И Раффаэлла несла свое унижение так же, как несла свою бедность, без горечи и без отчаяния; она иногда плакала, но никого не обвиняла, ни себя, ни того, кто причинил ей зло. Она была покорна. Авторы верят, что так легко прыгнуть в Сену или принять дозу лауданума, но это очень трудно. Раффаэлла была дочерью народа, никакая культура не проникала в ее мир мыслей, ни своим светом, ни своей тенью, она была слишком естественна, чтобы даже думать о чем-то подобном.
Тот, кто был образован, выдвинул вопрос об отправке ребенка в деревню или помещении его в Enfants trouvés (приют для подкидышей), а она, необразованная, не знала иного ответа, кроме как еще крепче обвить руками шею своего ребенка. И ла нонна (старая бабушка), которая весь день мыла ступени и носила уголь, а наконец убаюкав ребенка вечером, смертельно усталая, засыпала с полузакрытыми глазами и веревкой на запястье, чтобы время от времени качать колыбель малышки; она тоже не могла понять, что будет хоть какое-то облегчение, если «la piccerella» отправят прочь.
Свет падал на убогую кровать, и доктор смотрел на свою пациентку. Да! Это действительно было очень похоже на нее, он, безусловно, был талантливым художником, этот молодой живописец! Ее лицо было лишь немного бледнее сейчас, той болезненной тени на лбу, вероятно, не было видно в яркой студии, где писалась картина, те темные круги под глазами, скорее всего, не подходили для Салона. Но то же совершенство формы в каждой черте, та же благородная форма головы, та же по-детски мягкая округлость щек, те же кудрявые локоны вокруг прекрасного лба; да, слухи говорили правду, она носила печать благородства на своем челе, не ту, что из Сен-Жерменского предместья, а ту, что из Эллады, она носила черты Венеры Милосской.
Там, наверху, в тусклой маленькой мансарде, было совсем тихо. Доктор смотрел на молодую мать, которая так мирно спала со своим ребенком на руках, он смотрел на старуху, которая сидела рядом с ним, перебирая четки.
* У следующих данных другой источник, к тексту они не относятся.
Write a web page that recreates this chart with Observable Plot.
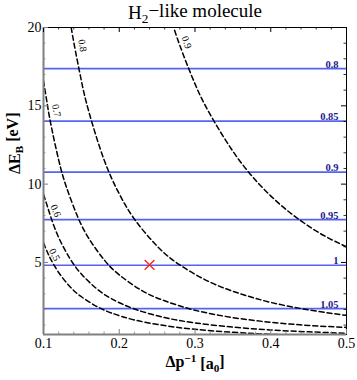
<!DOCTYPE html>
<html><head><meta charset="utf-8">
<script src="https://cdn.jsdelivr.net/npm/d3@7"></script>
<script src="https://cdn.jsdelivr.net/npm/@observablehq/plot@0.6"></script>
<style>
body{margin:0;background:#fff}
svg text{font-family:"Liberation Serif","Times New Roman",serif !important;}
</style>
</head><body><div id="chart"></div>
<script>
// ---- data ----
const xDomain = [0.1, 0.5];
const yDomain = [0.4, 20];
const xMajor = [0.1, 0.2, 0.3, 0.4, 0.5];
const xMinor = [0.12,0.14,0.16,0.18,0.22,0.24,0.26,0.28,0.32,0.34,0.36,0.38,0.42,0.44,0.46,0.48];
const yMajor = [5, 10, 15, 20];
const yMinor = [1,2,3,4,6,7,8,9,11,12,13,14,16,17,18,19];
const xTickLabels = ["0.1","0.2","0.3","0.4","0.5"];

const levelValues = [17.37, 14.02, 10.77, 7.73, 4.82, 2.05];
const levelLabels = ["0.8", "0.85", "0.9", "0.95", "1", "1.05"];

const contour05 = [[0.1,6.25],[0.105,5.67],[0.11,5.17],[0.12,4.36],[0.135,3.45],[0.15,2.81],[0.17,2.2],[0.19,1.77],[0.22,1.33],[0.26,0.97],[0.3,0.73],[0.35,0.54],[0.4,0.41],[0.45,0.33]];
const contour06 = [[0.1,9.35],[0.105,8.6],[0.11,7.85],[0.12,6.6],[0.135,5.24],[0.15,4.26],[0.17,3.33],[0.19,2.68],[0.22,2.03],[0.26,1.48],[0.3,1.14],[0.35,0.87],[0.4,0.69],[0.45,0.57],[0.5,0.48]];
const contour07 = [[0.1,16.6],[0.105,15.1],[0.11,13.75],[0.12,11.55],[0.13,9.85],[0.145,7.93],[0.16,6.52],[0.18,5.17],[0.2,4.21],[0.23,3.2],[0.26,2.55],[0.3,1.95],[0.35,1.48],[0.4,1.18],[0.45,0.98],[0.5,0.85]];
const contour08 = [[0.135,20.5],[0.14,19.05],[0.15,16.6],[0.16,14.6],[0.18,11.55],[0.2,9.38],[0.22,7.77],[0.25,6.04],[0.28,4.84],[0.32,3.74],[0.36,3.0],[0.4,2.45],[0.45,1.97],[0.5,1.62]];
const contour09 = [[0.27,20.3],[0.28,18.85],[0.3,16.4],[0.32,14.45],[0.35,12.1],[0.38,10.25],[0.41,8.8],[0.44,7.65],[0.47,6.72],[0.5,6.0]];
const contours = [contour05, contour06, contour07, contour08, contour09];

const contourLabels = ["0.5", "0.6", "0.7", "0.8", "0.9"];
const contourLabelX = [0.1145, 0.116, 0.117, 0.1515, 0.289];
const contourLabelY = [5.5, 8.3, 14.7, 18.85, 19.05];
const contourLabelAngle = [64, 67, 78, 80, 70];

const markerX = [0.24];
const markerY = [4.85];

// ---- layout ----
const W = 357, H = 380, mL = 43, mR = 11, mT = 27, mB = 46;
const fw = W - mL - mR, fh = H - mT - mB;
const majorLen = 5, minorLen = 2.5;
const axisGray = "#808080";
const serif = "Liberation Serif, Times New Roman, serif";

const labelRows = contourLabels.map((t, i) => ({t, x: contourLabelX[i], y: contourLabelY[i], a: contourLabelAngle[i]}));

const chart = Plot.plot({
  width: W, height: H,
  marginLeft: mL, marginRight: mR, marginTop: mT, marginBottom: mB,
  x: {domain: xDomain},
  y: {domain: yDomain},
  style: {background: "white", fontFamily: serif, fontSize: "14px", color: "black"},
  marks: [
    // level lines
    Plot.ruleY(levelValues, {stroke: "#5563f2", strokeWidth: 1.7}),
    Plot.text(levelValues, {x: xDomain[1], y: d => d, text: (d, i) => levelLabels[i], textAnchor: "end", lineAnchor: "bottom", dx: -8, dy: -1, fill: "#1c1c8e", fontWeight: "bold", fontSize: 10.5, fontFamily: serif}),
    // contour curves
    ...contours.map(c => Plot.line(c, {stroke: "black", strokeWidth: 1.5, strokeDasharray: "5,3", curve: "natural", clip: true})),
    Plot.text(labelRows, {x: "x", y: "y", text: "t", rotate: "a", fontSize: 10, fill: "black", fontFamily: serif}),
    // marker
    Plot.dot(markerX.map((x, i) => [x, markerY[i]]), {symbol: "times", r: 4.5, stroke: "#ff1c1c", strokeWidth: 1.3}),
    // frame
    Plot.frame({stroke: "black", strokeWidth: 1}),
    Plot.ruleX([xDomain[0]], {stroke: axisGray, strokeWidth: 2}),
    Plot.ruleY([yDomain[0]], {stroke: axisGray, strokeWidth: 2}),
    // ticks bottom / top
    Plot.tickX(xMajor, {x: d => d, insetTop: fh - majorLen, stroke: axisGray}),
    Plot.tickX(xMinor, {x: d => d, insetTop: fh - minorLen, stroke: axisGray, strokeWidth: 0.8}),
    Plot.tickX(xMajor, {x: d => d, insetBottom: fh - majorLen, stroke: "black"}),
    Plot.tickX(xMinor, {x: d => d, insetBottom: fh - minorLen, stroke: "black", strokeWidth: 0.8}),
    // ticks left / right
    Plot.tickY(yMajor, {y: d => d, insetRight: fw - majorLen, stroke: axisGray}),
    Plot.tickY(yMinor, {y: d => d, insetRight: fw - minorLen, stroke: axisGray, strokeWidth: 0.8}),
    Plot.tickY(yMajor, {y: d => d, insetLeft: fw - majorLen, stroke: "black"}),
    Plot.tickY(yMinor, {y: d => d, insetLeft: fw - minorLen, stroke: "black", strokeWidth: 0.8}),
    // axes labels
    Plot.axisX({ticks: xMajor, tickSize: 0, tickPadding: 4, tickFormat: (d, i) => xTickLabels[i], fontSize: 14, label: null, fontFamily: serif}),
    Plot.axisY({ticks: yMajor, tickSize: 0, tickPadding: 2, fontSize: 14, label: null, fontFamily: serif}),
    // titles
    Plot.text(["TITLE"], {frameAnchor: "top", dy: -15, fontSize: 19, lineAnchor: "middle", fontFamily: serif}),
    Plot.text(["XLABEL"], {frameAnchor: "bottom", dy: 27, fontSize: 16, fontWeight: "bold", lineAnchor: "middle", fontFamily: serif}),
    Plot.text(["YLABEL"], {frameAnchor: "left", dx: -29, dy: -7, rotate: -90, fontSize: 16, fontWeight: "bold", lineAnchor: "middle", fontFamily: serif})
  ]
});

function rich(node, parts) {
  node.textContent = "";
  for (const [txt, dy, small] of parts) {
    const ts = document.createElementNS("http://www.w3.org/2000/svg", "tspan");
    ts.textContent = txt;
    if (dy) ts.setAttribute("dy", dy);
    if (small) ts.setAttribute("font-size", "70%");
    node.appendChild(ts);
  }
}
d3.select(chart).selectAll("text").each(function() {
  const t = this.textContent;
  if (t === "TITLE") rich(this, [["H"], ["2", "0.3em", true], ["\u2212like molecule", "-0.3em"]]);
  else if (t === "XLABEL") rich(this, [["\u0394p"], ["\u22121", "-0.45em", true], [" [a", "0.45em"], ["0", "0.3em", true], ["]", "-0.3em"]]);
  else if (t === "YLABEL") rich(this, [["\u0394E"], ["B", "0.3em", true], [" [eV]", "-0.3em"]]);
});

document.getElementById("chart").appendChild(chart);
</script>
</body></html>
С предчувствием печали он заглянул в будущее, которое ожидало этих троих, и с грустью его мысли блуждали по пути, который лежал перед его бедными друзьями.
Ах да, Раффаэлла вскоре поправилась, ибо она была здорова юностью самой Природы. Натурщицей она больше никогда не стала, ибо не могла оставить своего ребенка. Она не вышла замуж, ибо ее народ не прощает той, у кого был ребенок от синьора. С младенцем у груди она бродила в поисках работы, любой работы. Ее требования были так малы, но ее шансы были еще меньше. Она не нашла работы. Старуха еще держалась некоторое время, потом она слегла, и Раффаэлле пришлось добывать еду на троих. Последние сбережения исчезли, а воскресная одежда была в ломбарде. Общественная благотворительность не помогла ей, ибо она была иностранкой, а частная благотворительность никогда не приближалась к Раффаэлле. Ей пришлось выбирать между нуждой или выходом на панель. Ее ребенок жил, и она выбрала нужду. Мир не вознаградил ее за этот выбор, ибо добродетель голодает и мерзнет в бедных кварталах Парижа. И она закончила, как и многие другие, тем, что стала fare la Scopa. Бледный и изможденный сидел ребенок на коленях у ла нонны, а Раффаэлла с низко согнутой спиной подметала улицы, по которым проходили удовольствие и роскошь. Бедность стерла ее красоту, она носила черты нужды и лишений. Горе избороздило ее лоб, но печать благородства осталась. Снимайте шляпы перед добродетелью в лохмотьях! Она выше добродетели Сен-Жерменского предместья!